Si nos volvemos nuevamente a la petición aludida, "perdónanos nuestras deudas, como también nosotros perdonamos a nuestros deudores", esta conclusión se verá fortalecida. Como hemos mostrado, el perdón de pecados es la porción de todos los creyentes, y este perdón es eternal en su carácter. La eficacia de la sangre preciosa de Cristo, tal como es presentada en Hebreos 9 y 10, descarta la posibilidad de la imputación de culpa al creyente. El sacrificio único de Cristo es puesto, una y otra vez, en contraste con los recurrentes sacrificios anuales de la economía judía. "Porque no entró Cristo en el santuario hecho de mano, figura del verdadero, sino en el cielo mismo para presentarse ahora por nosotros ante Dios; y no para ofrecerse muchas veces, como entra el sumo sacerdote en el Lugar Santísimo cada año con sangre ajena. De otra manera le hubiera sido necesario padecer muchas veces desde el principio del mundo; pero ahora, en la consumación de los siglos, se presentó una vez para siempre por el sacrificio de sí mismo para quitar de en medio el pecado." (Hebreos 9: 24 al 26). Una vez más, "Y ciertamente todo sacerdote está día tras día ministrando y ofreciendo muchas veces los mismos sacrificios, que nunca pueden quitar los pecados; pero Cristo, habiendo ofrecido una vez para siempre un solo sacrificio por los pecados, se ha sentado a la diestra de Dios, de ahí en adelante esperando hasta que sus enemigos sean puestos por estrado de sus pies; porque con una sola ofrenda hizo perfectos para siempre a los santificados." (Hebreos 10: 11 al 14). Estos pasajes enseñan, más allá de la posibilidad de duda o pregunta, dos cosas inequívocas: en primer lugar, que el sacrificio único de Cristo tiene vigencia para siempre; y, en segundo lugar, que en el momento que nos situamos bajo su eficacia y sus beneficios (y todo creyente está en este lugar bienaventurado), nuestra culpa es quitada para siempre de la vista de Dios. Nosotros hemos 'sido hechos perfectos'. No hay "ya más conciencia de pecado", si comprendemos el valor de la sangre preciosa de Cristo. Somos absolutamente perdonados una vez y para siempre. Negar esto sería negar la eficacia del sacrificio único de Cristo.

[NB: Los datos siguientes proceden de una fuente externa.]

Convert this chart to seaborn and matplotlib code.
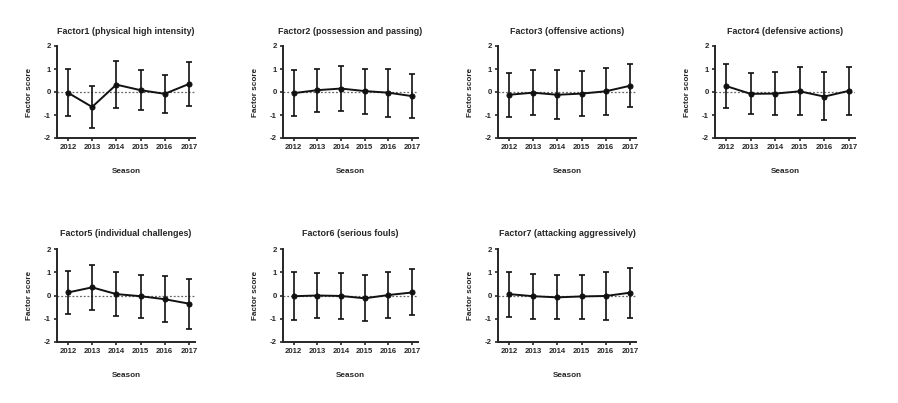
import numpy as np
import pandas as pd
import matplotlib
matplotlib.use("Agg")
import matplotlib.pyplot as plt
import seaborn as sns

seasons = [2012, 2013, 2014, 2015, 2016, 2017]

titles = [
    "Factor1 (physical high intensity)",
    "Factor2 (possession and passing)",
    "Factor3 (offensive actions)",
    "Factor4 (defensive actions)",
    "Factor5 (individual challenges)",
    "Factor6 (serious fouls)",
    "Factor7 (attacking aggressively)",
]

# mean factor score per season
f1_mean = [-0.03, -0.65, 0.32, 0.08, -0.08, 0.35]
f2_mean = [-0.05, 0.08, 0.15, 0.04, -0.03, -0.18]
f3_mean = [-0.12, -0.03, -0.12, -0.07, 0.03, 0.27]
f4_mean = [0.26, -0.08, -0.07, 0.03, -0.20, 0.05]
f5_mean = [0.13, 0.35, 0.06, -0.03, -0.16, -0.35]
f6_mean = [-0.03, 0.00, -0.02, -0.12, 0.02, 0.13]
f7_mean = [0.06, -0.03, -0.08, -0.04, -0.02, 0.12]

# top of the error bar
f1_hi = [1.00, 0.27, 1.33, 0.97, 0.75, 1.30]
f2_hi = [0.95, 1.02, 1.12, 1.02, 1.02, 0.77]
f3_hi = [0.83, 0.95, 0.95, 0.90, 1.05, 1.20]
f4_hi = [1.20, 0.82, 0.87, 1.10, 0.85, 1.08]
f5_hi = [1.05, 1.30, 1.00, 0.90, 0.85, 0.73]
f6_hi = [1.00, 0.97, 0.97, 0.87, 1.00, 1.12]
f7_hi = [1.03, 0.93, 0.88, 0.90, 1.03, 1.17]

# bottom of the error bar
f1_lo = [-1.05, -1.55, -0.68, -0.78, -0.92, -0.62]
f2_lo = [-1.05, -0.85, -0.82, -0.95, -1.08, -1.15]
f3_lo = [-1.07, -1.00, -1.17, -1.03, -0.98, -0.67]
f4_lo = [-0.68, -0.97, -1.00, -1.02, -1.23, -0.98]
f5_lo = [-0.78, -0.62, -0.88, -0.97, -1.15, -1.42]
f6_lo = [-1.07, -0.97, -1.00, -1.10, -0.95, -0.85]
f7_lo = [-0.93, -1.00, -1.03, -1.00, -1.05, -0.95]

means = [f1_mean, f2_mean, f3_mean, f4_mean, f5_mean, f6_mean, f7_mean]
highs = [f1_hi, f2_hi, f3_hi, f4_hi, f5_hi, f6_hi, f7_hi]
lows = [f1_lo, f2_lo, f3_lo, f4_lo, f5_lo, f6_lo, f7_lo]

sns.set_style("ticks")
plt.rcParams["font.family"] = ["Liberation Sans", "DejaVu Sans"]
plt.rcParams["font.weight"] = "bold"

fig = plt.figure(figsize=(8.98, 4.03), dpi=100)

# axes boxes in pixels (left, right) per column, (top, bottom) per row
cols = [(57, 195), (283, 418), (498, 636), (715, 855)]
rows = [(46, 138), (249, 342)]
W, H = 898.0, 403.0

for i, title in enumerate(titles):
    r, c = divmod(i, 4)
    x0, x1 = cols[c]
    y0, y1 = rows[r]
    ax = fig.add_axes([x0 / W, 1 - y1 / H, (x1 - x0) / W, (y1 - y0) / H])

    df = pd.DataFrame({"Season": seasons, "score": means[i]})
    m = np.array(means[i])
    yerr = [m - np.array(lows[i]), np.array(highs[i]) - m]

    ax.axhline(0, color="#666666", lw=0.9, ls=(0, (1.5, 1.5)), zorder=1)
    ax.errorbar(seasons, m, yerr=yerr, fmt="none", ecolor="#111111",
                elinewidth=1.2, capsize=2.4, capthick=1.2, zorder=2)
    sns.lineplot(data=df, x="Season", y="score", ax=ax, color="#111111",
                 lw=1.4, marker="o", markersize=3.6, markeredgecolor="#111111",
                 zorder=3)

    ax.set_xlim(2011.55, 2017.25)
    ax.set_ylim(-2, 2)
    ax.set_xticks(seasons)
    ax.set_xticklabels([str(s) for s in seasons], fontsize=5.6, fontweight="bold")
    ax.set_yticks([-2, -1, 0, 1, 2])
    ax.set_yticklabels(["-2", "-1", "0", "1", "2"], fontsize=5.6, fontweight="bold")
    ax.tick_params(axis="both", length=2.5, width=1.2, pad=2, direction="out")
    ax.set_title(title, fontsize=6.4, fontweight="bold", pad=9)
    ax.set_xlabel("Season", fontsize=5.9, fontweight="bold", labelpad=12)
    ax.set_ylabel("Factor score", fontsize=5.9, fontweight="bold", labelpad=8)
    for s in ("left", "bottom"):
        ax.spines[s].set_linewidth(1.4)
    sns.despine(ax=ax)

fig.savefig("out.png", dpi=100, facecolor="white")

Se puede replicar, «Sí, nosotros entendemos esto plenamente, como aplicado a nuestros pecados pasados; pero ¿qué sucede con los pecados que cometemos día a día después de la conversión?»
Hay dos respuestas a esta pregunta. Primero, la culpa de todos nuestros pecados — pasados, presentes, o futuros — es quitada por la sangre de Cristo. Cuando el Señor Jesús "llevó él mismo nuestros pecados en su cuerpo sobre el madero (lenguaje que sólo los creyentes pueden adoptar) (1a. Pedro 2:24), nosotros no habíamos cometido pecados, en absoluto (puesto que no habíamos nacido aún). Por consiguiente, no pudo ser que Él llevase solamente una parte, o algunos, de nuestros pecados, o de lo contrario — y lejos esté este pensamiento — Él debe morir una segunda vez. No; todos nuestros pecados fueron puestos sobre Él en Su muerte en la cruz, y Él expió la culpa de todos; así que podemos regocijarnos delante de Dios, en el conocimiento de que "la sangre de Jesucristo su Hijo nos limpia de todo pecado" (1a. Juan 1:7), de que somos libertados, una vez y para siempre, de toda nuestra culpa y, por consiguiente, de que una vez limpios y hechos más blancos que la nieve, ni una sola mancha, o lunar, puede jamás profanar nuestra pureza perfecta a los ojos de Dios.